You were instrumental in the founding of the National Initiative for Arts & Health Across the Military. How have you seen the arts benefit the military community?
As a senior military leader, I had to find answers to problems that traditional military training didn’t prepare me to deal with. Getting service members to address personal trauma was one of those problems. Following tours in Iraq and training to return, it became apparent to me that service men and women weren’t always taking care of themselves. Individuals who encountered some great trauma were not taking advantage of medical resources and it was showing up in all sorts of ways—from ever increasing suicides to family violence. They weren’t taking advantage of the traditional therapies available for various reasons such as fear of losing their clearances or being stigmatized as a weak leader.
I found that many of them simply wanted to engage in activities which would free their minds of the stress they were experiencing. The arts were a way to do this without telegraphing the need for help. Soldiers are the last to ask for help. I saw the NIAHM as a great opportunity to use my military knowledge to connect art therapy. The military men and women who serve us are “national treasures.” I see my support in this area as helping to ensure that these service members can experience and benefit from another one of America’s national treasures—the arts.

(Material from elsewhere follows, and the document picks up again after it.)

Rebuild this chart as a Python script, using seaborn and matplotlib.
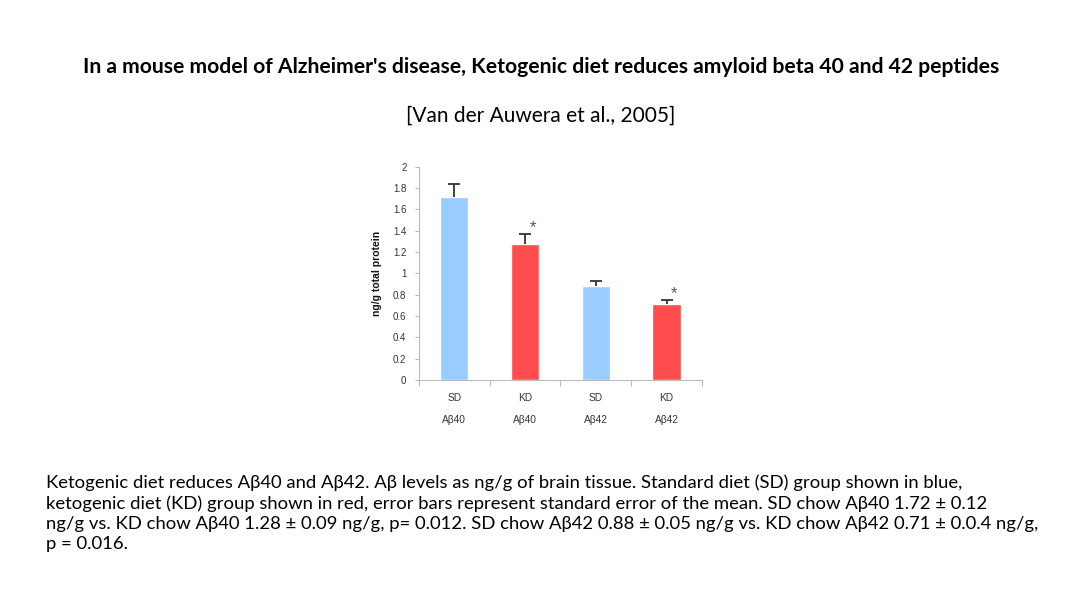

What do you see as the goals for Americans for the Arts as we head into 2021?
Trauma can be found in every corner of our communities. Children, already under stress from possible school shootings, now have the added stress associated with separation because of COVID. Other segments of our populace are troubled from what they perceive as an inequality within our justice system. Others, because of COVID, are plagued by financial and emotional distress. But, even in the midst of all this, Americans for the Arts’ greatest strength is its people, its tremendously talented staff.
Given this context, I want to further leverage the talents of our people to retain our position as a national leader and advocate for access to the arts for all people. Our leadership role here is vital at this moment in our industry’s history. In particular, our great advocacy and research work in the arts must be maintained. I also want to ensure we retain our nimbleness to respond to emerging issues. What Americans for the Arts did in moving the arts into the military space is indicative of this ability. Retaining that skill is a part of that goal—that is, don’t lose the capacity to change. The arts industry and the nation as a whole must continue to address issues of racial diversity, inequality, and inclusion. We have and must continue to be a leader in advancing the arts in these areas as well.
I also want to make sure we remain relevant and responsive to our national, state, and local partners. What Americans for the Arts and its partners have done in highlighting the need for the arts and securing resources through COVID legislation is unprecedented. The future for us to do even more is bright and full of potential.
In such a time as this, I believe it is the arts that will help us regain a sense of “new normalcy,” both individually and as a people, more than anything else.